Write out each line word for word. Drop pictures.

**SUPPLIED INFORMATION**
'''

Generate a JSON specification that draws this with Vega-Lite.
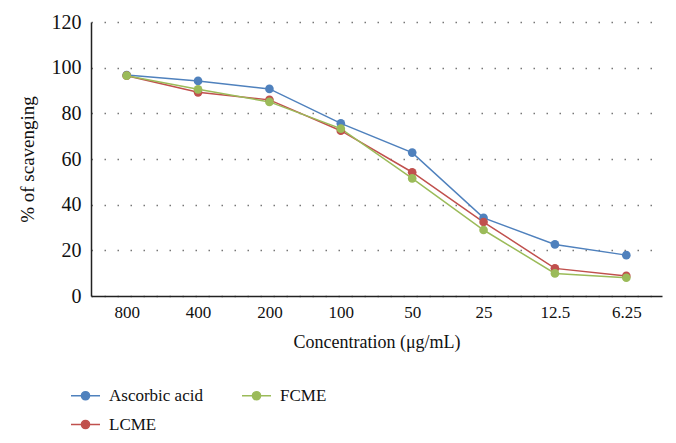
{
  "$schema": "https://vega.github.io/schema/vega-lite/v6.json",
  "width": 571,
  "height": 274,
  "autosize": "none",
  "padding": {"left": 91, "top": 22, "right": 14, "bottom": 147},
  "background": "white",
  "config": {
    "font": "Liberation Serif, serif",
    "view": {"stroke": null},
    "axis": {"labelFont": "Liberation Serif, serif", "titleFont": "Liberation Serif, serif"},
    "legend": {"labelFont": "Liberation Serif, serif"}
  },
  "data": {"values": [
    {"conc": "800", "series": "Ascorbic acid", "value": 96.8},
    {"conc": "400", "series": "Ascorbic acid", "value": 94.2},
    {"conc": "200", "series": "Ascorbic acid", "value": 90.7},
    {"conc": "100", "series": "Ascorbic acid", "value": 75.6},
    {"conc": "50", "series": "Ascorbic acid", "value": 62.8},
    {"conc": "25", "series": "Ascorbic acid", "value": 34.2},
    {"conc": "12.5", "series": "Ascorbic acid", "value": 22.6},
    {"conc": "6.25", "series": "Ascorbic acid", "value": 17.9},
    {"conc": "800", "series": "LCME", "value": 96.5},
    {"conc": "400", "series": "LCME", "value": 89.2},
    {"conc": "200", "series": "LCME", "value": 85.9},
    {"conc": "100", "series": "LCME", "value": 72.4},
    {"conc": "50", "series": "LCME", "value": 54.2},
    {"conc": "25", "series": "LCME", "value": 32.4},
    {"conc": "12.5", "series": "LCME", "value": 12.1},
    {"conc": "6.25", "series": "LCME", "value": 8.8},
    {"conc": "800", "series": "FCME", "value": 96.5},
    {"conc": "400", "series": "FCME", "value": 90.5},
    {"conc": "200", "series": "FCME", "value": 85.0},
    {"conc": "100", "series": "FCME", "value": 73.3},
    {"conc": "50", "series": "FCME", "value": 51.5},
    {"conc": "25", "series": "FCME", "value": 28.9},
    {"conc": "12.5", "series": "FCME", "value": 9.9},
    {"conc": "6.25", "series": "FCME", "value": 8.0}
  ]},
  "mark": {"type": "line", "strokeWidth": 1.5, "point": {"filled": true, "size": 75, "opacity": 1}},
  "encoding": {
    "x": {
      "field": "conc", "type": "ordinal",
      "sort": ["800", "400", "200", "100", "50", "25", "12.5", "6.25"],
      "axis": {
        "title": "Concentration (\u03bcg/mL)",
        "labelAngle": 0, "labelFontSize": 17, "labelColor": "#111", "labelPadding": 8,
        "labelFont": "Liberation Serif, serif", "titleFont": "Liberation Serif, serif", "labelFontWeight": "normal",
        "ticks": false, "domainColor": "#222", "domainWidth": 1.5,
        "titleFontSize": 18, "titleFontWeight": "normal", "titleColor": "#111", "titlePadding": 13,
        "grid": false
      }
    },
    "y": {
      "field": "value", "type": "quantitative",
      "scale": {"domain": [0, 120], "nice": false},
      "axis": {
        "title": "% of scavenging", "values": [0, 20, 40, 60, 80, 100, 120],
        "labelFont": "Liberation Serif, serif", "titleFont": "Liberation Serif, serif", "labelFontWeight": "normal",
        "labelFontSize": 20, "labelColor": "#111", "labelPadding": 10,
        "ticks": false, "domainColor": "#222", "domainWidth": 1.5,
        "gridColor": "#777", "gridDash": [1.5, 11.5], "gridWidth": 1.5,
        "titleFontSize": 19, "titleFontWeight": "normal", "titleColor": "#111", "titlePadding": 14
      }
    },
    "color": {
      "field": "series", "type": "nominal",
      "scale": {"domain": ["Ascorbic acid", "LCME", "FCME"], "range": ["#4F81BD", "#C0504D", "#9BBB59"]},
      "legend": {
        "title": null, "orient": "none", "legendX": -21, "legendY": 358,
        "columns": 2, "columnPadding": 36, "rowPadding": 5,
        "labelFontSize": 17, "labelColor": "#111", "labelOffset": 8, "labelFont": "Liberation Serif, serif",
        "symbolType": "M-1,0H1M-0.28,0A0.28,0.28 0 1,1 0.28,0A0.28,0.28 0 1,1 -0.28,0Z",
        "symbolSize": 841, "symbolStrokeWidth": 1.5,
        "encode": {"symbols": {"update": {"fill": {"scale": "color", "field": "value"}, "fillOpacity": {"value": 1}}}}
      }
    }
  }
}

'''

**FINAL RESULT**
Generate a JSON specification that draws this with Vega-Lite.
{
  "$schema": "https://vega.github.io/schema/vega-lite/v6.json",
  "width": 571,
  "height": 274,
  "autosize": "none",
  "padding": {"left": 91, "top": 22, "right": 14, "bottom": 147},
  "background": "white",
  "config": {
    "font": "Liberation Serif, serif",
    "view": {"stroke": null},
    "axis": {"labelFont": "Liberation Serif, serif", "titleFont": "Liberation Serif, serif"},
    "legend": {"labelFont": "Liberation Serif, serif"}
  },
  "data": {"values": [
    {"conc": "800", "series": "Ascorbic acid", "value": 96.8},
    {"conc": "400", "series": "Ascorbic acid", "value": 94.2},
    {"conc": "200", "series": "Ascorbic acid", "value": 90.7},
    {"conc": "100", "series": "Ascorbic acid", "value": 75.6},
    {"conc": "50", "series": "Ascorbic acid", "value": 62.8},
    {"conc": "25", "series": "Ascorbic acid", "value": 34.2},
    {"conc": "12.5", "series": "Ascorbic acid", "value": 22.6},
    {"conc": "6.25", "series": "Ascorbic acid", "value": 17.9},
    {"conc": "800", "series": "LCME", "value": 96.5},
    {"conc": "400", "series": "LCME", "value": 89.2},
    {"conc": "200", "series": "LCME", "value": 85.9},
    {"conc": "100", "series": "LCME", "value": 72.4},
    {"conc": "50", "series": "LCME", "value": 54.2},
    {"conc": "25", "series": "LCME", "value": 32.4},
    {"conc": "12.5", "series": "LCME", "value": 12.1},
    {"conc": "6.25", "series": "LCME", "value": 8.8},
    {"conc": "800", "series": "FCME", "value": 96.5},
    {"conc": "400", "series": "FCME", "value": 90.5},
    {"conc": "200", "series": "FCME", "value": 85.0},
    {"conc": "100", "series": "FCME", "value": 73.3},
    {"conc": "50", "series": "FCME", "value": 51.5},
    {"conc": "25", "series": "FCME", "value": 28.9},
    {"conc": "12.5", "series": "FCME", "value": 9.9},
    {"conc": "6.25", "series": "FCME", "value": 8.0}
  ]},
  "mark": {"type": "line", "strokeWidth": 1.5, "point": {"filled": true, "size": 75, "opacity": 1}},
  "encoding": {
    "x": {
      "field": "conc", "type": "ordinal",
      "sort": ["800", "400", "200", "100", "50", "25", "12.5", "6.25"],
      "axis": {
        "title": "Concentration (\u03bcg/mL)",
        "labelAngle": 0, "labelFontSize": 17, "labelColor": "#111", "labelPadding": 8,
        "labelFont": "Liberation Serif, serif", "titleFont": "Liberation Serif, serif", "labelFontWeight": "normal",
        "ticks": false, "domainColor": "#222", "domainWidth": 1.5,
        "titleFontSize": 18, "titleFontWeight": "normal", "titleColor": "#111", "titlePadding": 13,
        "grid": false
      }
    },
    "y": {
      "field": "value", "type": "quantitative",
      "scale": {"domain": [0, 120], "nice": false},
      "axis": {
        "title": "% of scavenging", "values": [0, 20, 40, 60, 80, 100, 120],
        "labelFont": "Liberation Serif, serif", "titleFont": "Liberation Serif, serif", "labelFontWeight": "normal",
        "labelFontSize": 20, "labelColor": "#111", "labelPadding": 10,
        "ticks": false, "domainColor": "#222", "domainWidth": 1.5,
        "gridColor": "#777", "gridDash": [1.5, 11.5], "gridWidth": 1.5,
        "titleFontSize": 19, "titleFontWeight": "normal", "titleColor": "#111", "titlePadding": 14
      }
    },
    "color": {
      "field": "series", "type": "nominal",
      "scale": {"domain": ["Ascorbic acid", "LCME", "FCME"], "range": ["#4F81BD", "#C0504D", "#9BBB59"]},
      "legend": {
        "title": null, "orient": "none", "legendX": -21, "legendY": 358,
        "columns": 2, "columnPadding": 36, "rowPadding": 5,
        "labelFontSize": 17, "labelColor": "#111", "labelOffset": 8, "labelFont": "Liberation Serif, serif",
        "symbolType": "M-1,0H1M-0.28,0A0.28,0.28 0 1,1 0.28,0A0.28,0.28 0 1,1 -0.28,0Z",
        "symbolSize": 841, "symbolStrokeWidth": 1.5,
        "encode": {"symbols": {"update": {"fill": {"scale": "color", "field": "value"}, "fillOpacity": {"value": 1}}}}
      }
    }
  }
}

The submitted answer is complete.